7. Rule 5 says that every allegation, if not denied specifically or by necessary implication, or stated to be not admitted in the pleading of the defendant, shall be taken to be admitted.
8. Counsel would interpret this as, if not denied specifically or by necessary implication or if stated to be not admitted, shall be taken to be admitted. It is only necessary to mention this because in fact the rule is not very happily worded, but it clearly will not bear such an interpretation. If so strange a result had been intended, it would have read 'or if only stated to be not admitted.' It clearly means, every allegation of fact in the plaint if not denied specifically or if not denied by necessary implication or if not stated to be not admitted shall be taken to be admitted. Stating the effect in another way, it means:
Every allegation of fact if neither denied nor stated to be not admitted.
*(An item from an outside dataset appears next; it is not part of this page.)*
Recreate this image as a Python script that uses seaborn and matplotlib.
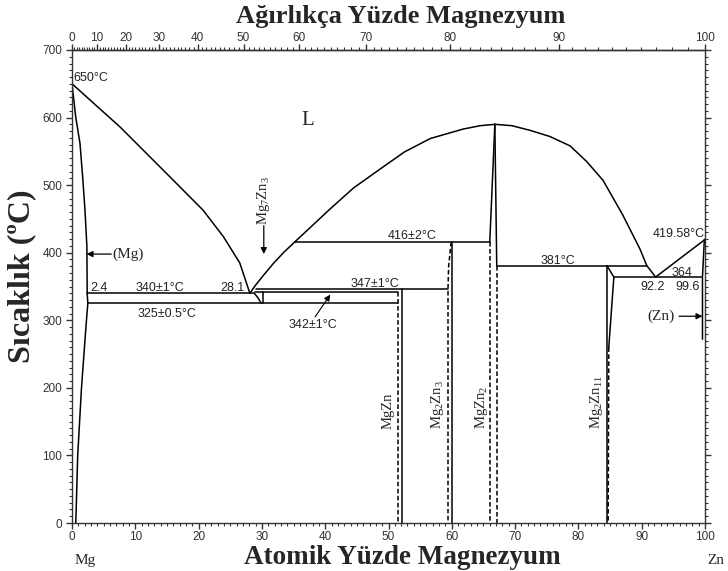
import numpy as np
import pandas as pd
import matplotlib
matplotlib.use("Agg")
import matplotlib.pyplot as plt
import seaborn as sns
from matplotlib.ticker import MultipleLocator, FixedLocator

# ---------------- data (atomic % Zn, temperature °C) ----------------
mg_liquidus_x = [0, 7.6, 15.5, 20.7, 23.9, 26.5, 28.1]
mg_liquidus_t = [650, 586, 512, 463, 424, 385, 340]

mid_liquidus_x = [28.1, 29.0, 30.2, 31.8, 33.5, 35.2, 40.8, 44.5, 48.7, 52.5, 56.6, 61.8, 64.5, 66.8]
mid_liquidus_t = [340, 352, 366, 384, 401, 416, 465, 496, 524, 549, 569, 583, 588, 590]

zn_side_liquidus_x = [66.8, 69.5, 72.4, 75.5, 78.7, 81.3, 83.9, 87.0, 89.7, 90.8, 92.2]
zn_side_liquidus_t = [590, 588, 581, 572, 558, 535, 507, 456, 406, 381, 364]

zn_liquidus_x = [92.2, 100]
zn_liquidus_t = [364, 419.58]

mg_solidus_x = [0, 0.6, 1.26, 1.7, 2.05, 2.35, 2.4]
mg_solidus_t = [650, 600, 562, 510, 463, 410, 340]

mg_solvus_x = [2.4, 2.5, 2.2, 1.5, 0.9, 0.6]
mg_solvus_t = [340, 325, 290, 200, 100, 0]

zn_solidus_x = [99.9, 99.6, 99.6]
zn_solidus_t = [419.58, 364, 272]

# invariant (horizontal) lines: temperature, x start, x end
invariant_t = [340, 325, 342, 347, 416, 381, 364]
invariant_x0 = [2.4, 2.5, 28.9, 29.0, 35.2, 67.1, 85.6]
invariant_x1 = [28.8, 51.5, 51.5, 59.4, 66.0, 90.8, 99.6]

mg7zn3_left_x = [28.8, 29.4, 29.9]
mg7zn3_left_t = [340, 333, 325]
mg7zn3_right_x = [30.2, 30.2]
mg7zn3_right_t = [342, 325]

mgzn_solid_x = [52.1, 52.1]
mgzn_solid_t = [347, 0]
mgzn_dash_x = [51.5, 51.5]
mgzn_dash_t = [342, 0]

mg2zn3_solid_x = [60.0, 60.0]
mg2zn3_solid_t = [416, 0]
mg2zn3_dash_x = [59.9, 59.5, 59.4, 59.4]
mg2zn3_dash_t = [416, 380, 347, 0]

mgzn2_left_x = [66.8, 66.0]
mgzn2_left_t = [590, 416]
mgzn2_right_x = [66.8, 67.1]
mgzn2_right_t = [590, 381]
mgzn2_dash_left_x = [66.0, 66.0]
mgzn2_dash_left_t = [416, 0]
mgzn2_dash_right_x = [67.1, 67.1]
mgzn2_dash_right_t = [381, 0]

mg2zn11_solid_x = [84.5, 84.5]
mg2zn11_solid_t = [381, 0]
mg2zn11_edge_x = [84.5, 85.6, 84.8]
mg2zn11_edge_t = [381, 364, 260]
mg2zn11_dash_x = [84.8, 84.7]
mg2zn11_dash_t = [260, 0]

bottom_ticks = [0, 10, 20, 30, 40, 50, 60, 70, 80, 90, 100]
left_ticks = [0, 100, 200, 300, 400, 500, 600, 700]
top_ticks = [0, 10, 20, 30, 40, 50, 60, 70, 80, 90, 100]

M_ZN = 65.38
M_MG = 24.305


def at2wt(a):
    a = np.asarray(a, dtype=float)
    return 100 * a * M_ZN / (a * M_ZN + (100 - a) * M_MG)


def wt2at(w):
    w = np.asarray(w, dtype=float)
    return 100 * (w / M_ZN) / (w / M_ZN + (100 - w) / M_MG)


solid = {
    "mg_liq": (mg_liquidus_x, mg_liquidus_t),
    "mid_liq": (mid_liquidus_x, mid_liquidus_t),
    "zn_side_liq": (zn_side_liquidus_x, zn_side_liquidus_t),
    "zn_liq": (zn_liquidus_x, zn_liquidus_t),
    "mg_sol": (mg_solidus_x, mg_solidus_t),
    "mg_solv": (mg_solvus_x, mg_solvus_t),
    "zn_sol": (zn_solidus_x, zn_solidus_t),
    "m73l": (mg7zn3_left_x, mg7zn3_left_t),
    "m73r": (mg7zn3_right_x, mg7zn3_right_t),
    "mgzn": (mgzn_solid_x, mgzn_solid_t),
    "m23": (mg2zn3_solid_x, mg2zn3_solid_t),
    "mz2l": (mgzn2_left_x, mgzn2_left_t),
    "mz2r": (mgzn2_right_x, mgzn2_right_t),
    "m211": (mg2zn11_solid_x, mg2zn11_solid_t),
    "m211e": (mg2zn11_edge_x, mg2zn11_edge_t),
}
for i, (t, x0, x1) in enumerate(zip(invariant_t, invariant_x0, invariant_x1)):
    solid[f"inv{i}"] = ([x0, x1], [t, t])

dashed = {
    "mgzn_d": (mgzn_dash_x, mgzn_dash_t),
    "m23_d": (mg2zn3_dash_x, mg2zn3_dash_t),
    "mz2l_d": (mgzn2_dash_left_x, mgzn2_dash_left_t),
    "mz2r_d": (mgzn2_dash_right_x, mgzn2_dash_right_t),
    "m211_d": (mg2zn11_dash_x, mg2zn11_dash_t),
}


def to_df(d):
    rows = []
    for name, (xs, ts) in d.items():
        for k, (x, t) in enumerate(zip(xs, ts)):
            rows.append({"seg": name, "order": k, "x": x, "T": t})
    return pd.DataFrame(rows)


df_solid = to_df(solid)
df_dash = to_df(dashed)

# ---------------- plotting ----------------
sns.set_style("ticks")
plt.rcParams["font.family"] = ["Liberation Sans", "DejaVu Sans"]
plt.rcParams["axes.linewidth"] = 1.0
plt.rcParams["mathtext.fontset"] = "custom"
plt.rcParams["mathtext.rm"] = "Liberation Serif"
plt.rcParams["mathtext.it"] = "Liberation Serif:italic"
plt.rcParams["mathtext.bf"] = "Liberation Serif:bold"

fig = plt.figure(figsize=(7.28, 5.71), dpi=100)
ax = fig.add_axes([72 / 728, 1 - 523 / 571, 633 / 728, 473 / 571])

sns.lineplot(data=df_solid, x="x", y="T", units="seg", estimator=None, sort=False,
             color="black", lw=1.1, legend=False, ax=ax)
sns.lineplot(data=df_dash, x="x", y="T", units="seg", estimator=None, sort=False,
             color="black", lw=1.1, linestyle=(0, (3, 1.6)), legend=False, ax=ax)

ax.set_xlim(0, 100)
ax.set_ylim(0, 700)
ax.set_xlabel("")
ax.set_ylabel("")
for s in ax.spines.values():
    s.set_visible(True)
    s.set_color("#333333")
    s.set_linewidth(1.0)

ax.xaxis.set_major_locator(FixedLocator(bottom_ticks))
ax.xaxis.set_minor_locator(MultipleLocator(1))
ax.yaxis.set_major_locator(FixedLocator(left_ticks))
ax.yaxis.set_minor_locator(MultipleLocator(10))
ax.tick_params(which="both", direction="out", colors="#333333", top=False,
               right=True, labelright=False)
ax.tick_params(which="major", length=4, width=1.0, labelsize=8.5)
ax.tick_params(axis="x", which="major", pad=2)
ax.tick_params(axis="y", which="major", pad=3)
ax.tick_params(which="minor", length=2, width=0.8)

sec = ax.secondary_xaxis("top", functions=(at2wt, wt2at))
sec.xaxis.set_major_locator(FixedLocator(top_ticks))
sec.xaxis.set_minor_locator(MultipleLocator(1))
sec.tick_params(which="both", direction="out", colors="#333333")
sec.tick_params(which="major", length=4, width=1.0, labelsize=8.5, pad=0.5)
sec.tick_params(which="minor", length=2, width=0.8)
sec.spines["top"].set_linewidth(1.0)
sec.spines["top"].set_color("#333333")

serif = ["Liberation Serif", "DejaVu Serif"]
sans = ["Liberation Sans", "DejaVu Sans"]
small = dict(fontsize=9, family=sans, color="#222222")

ax.text(0.2, 658, "650°C", ha="left", va="center", **small)
ax.text(37.3, 596, "L", ha="center", va="center", fontsize=15, family=serif)
ax.text(6.3, 398, "(Mg)", ha="left", va="center", fontsize=11, family=serif)
ax.annotate("", xy=(2.3, 398), xytext=(6.2, 398),
            arrowprops=dict(arrowstyle="-|>", color="black", lw=0.9,
                            mutation_scale=9, shrinkA=0, shrinkB=0))
ax.text(4.2, 348, "2.4", ha="center", va="center", **small)
ax.text(13.9, 348, "340±1°C", ha="center", va="center", **small)
ax.text(25.4, 348, "28.1", ha="center", va="center", **small)
ax.text(15.0, 309, "325±0.5°C", ha="center", va="center", **small)
ax.text(38.1, 293, "342±1°C", ha="center", va="center", **small)
ax.annotate("", xy=(40.8, 338), xytext=(38.4, 305),
            arrowprops=dict(arrowstyle="-|>", color="black", lw=0.8,
                            mutation_scale=9, shrinkA=0, shrinkB=0))
ax.text(47.9, 354, "347±1°C", ha="center", va="center", **small)
ax.text(53.7, 424, "416±2°C", ha="center", va="center", **small)
ax.text(76.7, 388, "381°C", ha="center", va="center", **small)
ax.text(95.8, 427, "419.58°C", ha="center", va="center", **small)
ax.text(96.4, 370, "364", ha="center", va="center", **small)
ax.text(91.7, 350, "92.2", ha="center", va="center", **small)
ax.text(97.2, 350, "99.6", ha="center", va="center", **small)
ax.text(93.0, 306, "(Zn)", ha="center", va="center", fontsize=11, family=serif)
ax.annotate("", xy=(99.6, 306), xytext=(95.9, 306),
            arrowprops=dict(arrowstyle="-|>", color="black", lw=0.9,
                            mutation_scale=9, shrinkA=0, shrinkB=0))

ax.text(30.2, 478, r"Mg$_7$Zn$_3$", ha="center", va="center", rotation=90,
        fontsize=10.5, family=serif)
ax.annotate("", xy=(30.3, 398), xytext=(30.3, 440),
            arrowprops=dict(arrowstyle="-|>", color="black", lw=0.9,
                            mutation_scale=9, shrinkA=0, shrinkB=0))

rot = dict(ha="center", va="bottom", rotation=90, fontsize=10.5, family=serif)
ax.text(49.9, 139, "MgZn", **rot)
ax.text(57.8, 139, r"Mg$_2$Zn$_3$", **rot)
ax.text(64.7, 139, r"MgZn$_2$", **rot)
ax.text(82.8, 139, r"Mg$_2$Zn$_{11}$", **rot)

ax.text(2.05, -56, "Mg", ha="center", va="center", fontsize=11, family=serif,
        clip_on=False)
ax.text(101.7, -56, "Zn", ha="center", va="center", fontsize=11, family=serif,
        clip_on=False)

fig.text(402 / 728, 1 - 557 / 571, "Atomik Yüzde Magnezyum", ha="center",
         va="center", fontsize=19.5, fontweight="bold", family=serif)
fig.text(401 / 728, 1 - 16 / 571, "Ağırlıkça Yüzde Magnezyum", ha="center",
         va="center", fontsize=19, fontweight="bold", family=serif)
fig.text(22 / 728, 1 - 276 / 571, "Sıcaklık (ºC)", ha="center", va="center",
         rotation=90, fontsize=23, fontweight="bold", family=serif)

fig.savefig("out.png", dpi=100, facecolor="white")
9. It appears to me that the admissions do not go far enough to justify the appellant in saying that he is entitled to a decree on them alone. In the first place, it is clear that on the finding that it is proved that the document was lost, the plaintiff is responsible for the failure to clear up any ambiguity or doubtful point that there may be. I should, therefore, prima facie be disinclined to construe the pleadings in the written statement of the defendant too strictly. But even if his pleadings be construed strictly I do not see how they can possibly be held to amount to more than this, that he admits generally having come to hear of some fictitious and fraudulent bond having been executed by Defendant No. 1 and of certain steps having been taken in regard to it in consequence of certain criminal proceedings between the mortgagor, Defendant No. 1, and the plaintiff, but at the same time by the second paragraph of his written statement he has expressly refused to admit the details of the bond. His admission, therefore, would not carry the plaintiff further than to entitle him to a finding that a bond of some sort had been executed by the vendor of Defendants Nos. 2 and 3 in favour of the plaintiff, fortified by findings that bond was not proved to have been fictitious or to have been discharged. How could the mortgagee get a decree on an admission and findings which did not proceed further than that? If that is so, then it was essential for him to prove the terms of the bond and that he could only do by proving the circumstances which would permit of his leading secondary evidence. Such circumstances he has in the opinion of the lower appellate Court failed to establish. I have been referred to the case of Sri Ram v. Ram Lal  11 A.L.J. 255. That is a case as nearly as possible on all fours with the present. It was distinguished in the case reported in the same volume: [Mullu v. Deo Karan  11 A.L.J. 734]. But in the latter case it is clear that the mortgage in question was between the parties and that the contesting defendant was the actual mortgagor. But, in fact, where it is a question whether or not the written statement or part thereof amounts to an admission of any or all of the essential portion of the plaintiff's case is a question to be determined in each case, a small variation in the particular circumstances may be decisive.
10. For the above reasons the appeal is dismissed with costs including counsel's fees in this Court on the higher scale.